Interviewée par la journaliste Anne Ducrocq (La Vie, Le monde des religions...), Jacqueline Kelen, ancienne productrice de France Culture qui a déjà publié plus de trente livres consacrés aux grands mythes et aux figures mystiques, dit d’emblée que la vie privée ressemble à un jardin : il n’est pas interdit d’y entrer mais ce n’est pas un espace public que tous peuvent fouler. Nous voilà avertis, son jardin intime restera secret... car l’intériorité « c’est avant tout l’histoire entre Dieu et mon âme ». Une histoire qui tantôt ressemble aux plaintes de Job ou aux lamentations de Jérémie, tantôt prend le cours du Cantique des Cantiques.
Dès l’enfance, Jacqueline Kelen a le sentiment de venir de très loin, comme si elle avait déjà vécu des siècles. La nostalgie, dit-elle, ce n’est pas une vague tristesse ni le regret d’un passé révolu, mais le mal du retour vers son véritable royaume.
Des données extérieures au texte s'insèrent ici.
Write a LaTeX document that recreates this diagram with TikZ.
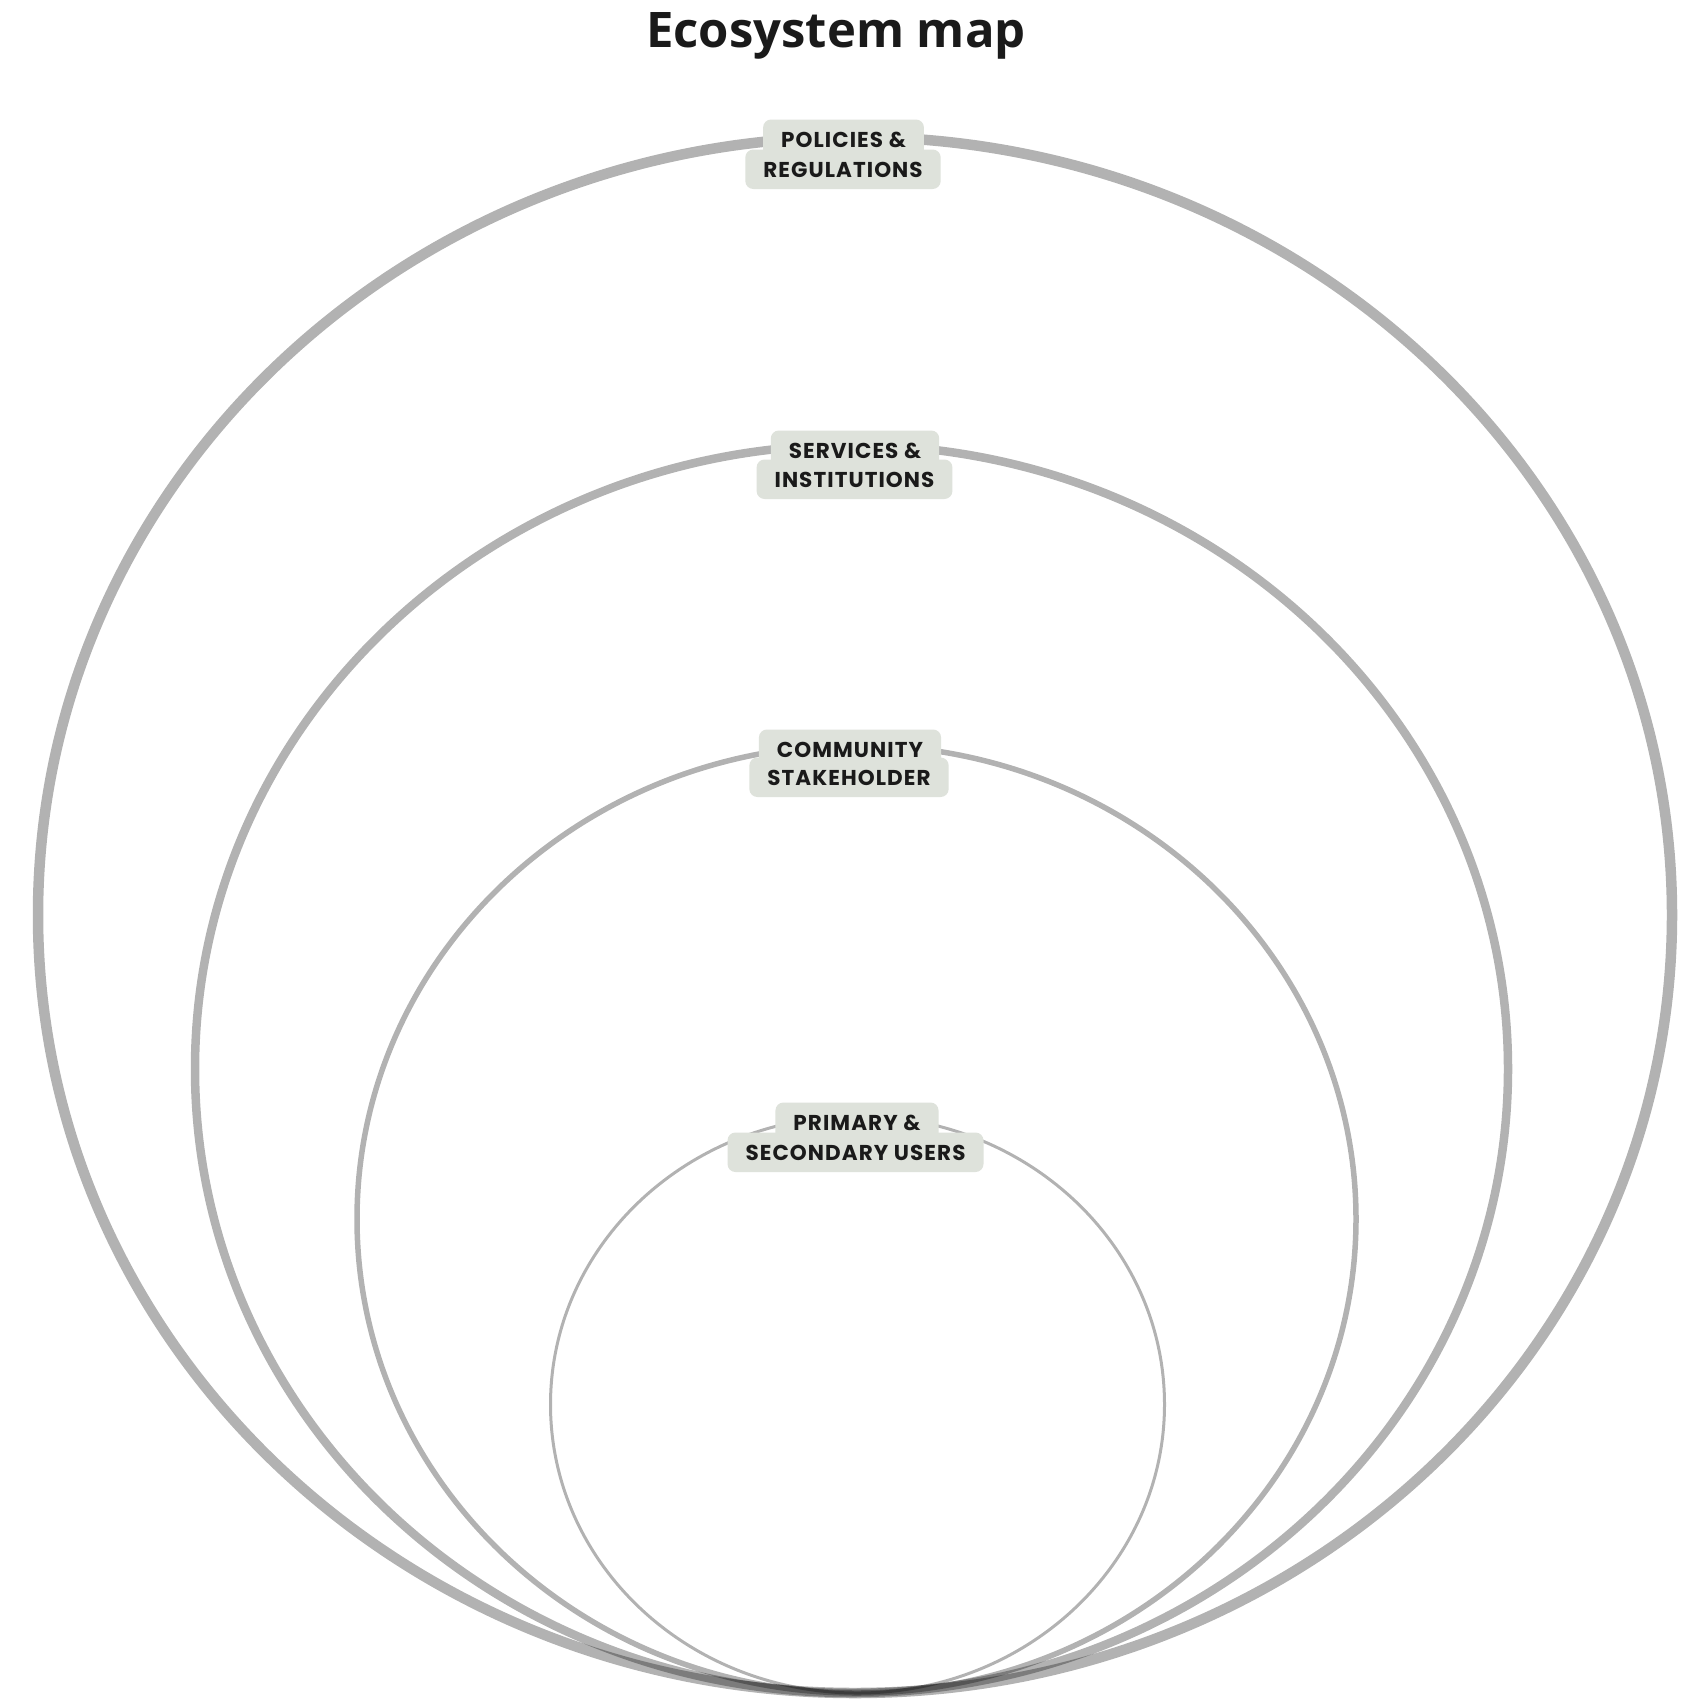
\documentclass[tikz,border=0pt]{standalone}
\usepackage{fontspec}
\newfontfamily\titlefont{Open Sans}
\newfontfamily\labelfont{Poppins}[LetterSpace=5]
\definecolor{labelbg}{RGB}{222,226,219}
\definecolor{ink}{RGB}{26,26,26}
\tikzset{
  ring/.style={draw=black, draw opacity=0.3},
  tag/.style={fill=labelbg, rounded corners=8pt, anchor=base,
    inner xsep=18pt, inner ysep=12pt, text height=15.5pt, text depth=0pt,
    text=ink, font=\labelfont\bfseries\fontsize{21.5}{22}\selectfont},
}
\begin{document}
\begin{tikzpicture}[x=1pt, y=-1pt]
\useasboundingbox (0,0) rectangle (1695,1702);
\fill[white] (0,0) rectangle (1695,1702);

% title
\node[anchor=base, text=ink, font=\titlefont\bfseries\fontsize{49}{58}\selectfont]
  (title) at (836,48) {Ecosystem map};

% nested rings, all touching at the bottom
\draw[ring, line width=10.5pt] (855,915) ellipse [x radius=817pt, y radius=778pt];
\draw[ring, line width=8.5pt] (851.5,1069) ellipse [x radius=656.5pt, y radius=624pt];
\draw[ring, line width=5.5pt] (856.5,1219) ellipse [x radius=499.5pt, y radius=474pt];
\draw[ring, line width=3pt] (857.5,1404.5) ellipse [x radius=307pt, y radius=288.5pt];

% ring labels, one box per line
\node[tag] (pol2) at (843,177) {REGULATIONS};
\node[tag] (pol1) at (843.5,147) {POLICIES \&};

\node[tag] (ser2) at (854.5,487) {INSTITUTIONS};
\node[tag] (ser1) at (855,458) {SERVICES \&};

\node[tag] (com2) at (849,785) {STAKEHOLDER};
\node[tag] (com1) at (850,757) {COMMUNITY};

\node[tag] (usr2) at (855.5,1160) {SECONDARY USERS};
\node[tag] (usr1) at (857,1130) {PRIMARY \&};
\end{tikzpicture}
\end{document}
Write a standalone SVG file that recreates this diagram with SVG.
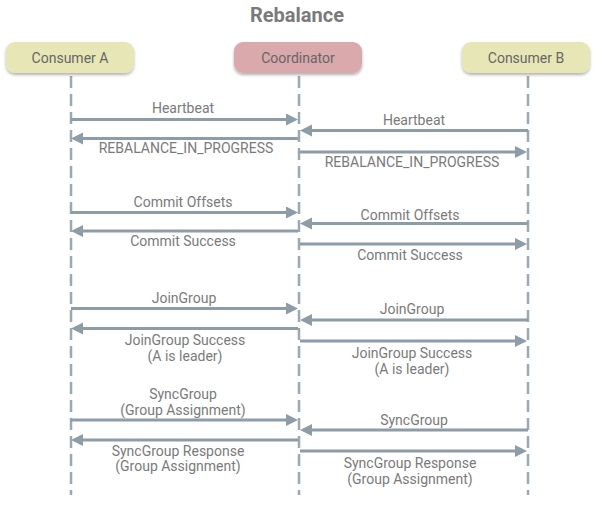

Parlant de culture, qu’elle qualifie d’essentielle, elle dit qu’elle ne repose pas sur une accumulation de spectacles, de concerts, de visites de musées, mais sur une curiosité personnelle, la soif de découvrir, de rencontrer, d’être surpris et dépaysé. Et les pages se suivent, toutes plus belles les unes que les autres. La langue orale de l’interviewée est aussi légère, délicate, élégante, pleine de poésie que celle écrite à laquelle elle nous a habitués.
Ce qui la frappe en observant ses contemporains, c’est qu’ils sont de plus en plus encombrés, et de citer un proverbe yiddish : « Un linceul n’a pas de poches ! » Elle parle de son enfance, de ses études, de son travail à France Culture, de sa soif d’écrire. Sa curiosité à l’endroit des religions et des spiritualités du monde entier est inapaisée et elle cherche le fil d’or caché qui relie toutes les voies authentiquement spirituelles. La religion, dit-elle, relie, le spirituel délie et la mystique unifie.
Mais loin d’elle l’idée d’exercer une maternité spirituelle. Si « mon existence porte des fruits spirituels, Dieu seul en est témoin ». Elle espère simplement donner envie à chacun de s’aventurer dans l’amour et la connaissance, en stimulant la curiosité, le courage de réfléchir et d’approfondir. Parfois, elle se demande si elle est dans la ligne enseignée par l’Eglise ou si elle est gnostique ! En tous cas, elle s’en prend aux faux gourous, aux marchands de bien-être qui exploitent la confiance des gens. La religion n’a pas pour but d’aider ou de faire du bien, mais de révéler la Vérité. Et de citer Socrate : « Vous pouvez tuer mon corps, vous ne pouvez pas nuire à mon âme. » Elle avoue que si elle parle et écrit, c’est pour réveiller les consciences et les ranimer, pour rappeler la Transcendance.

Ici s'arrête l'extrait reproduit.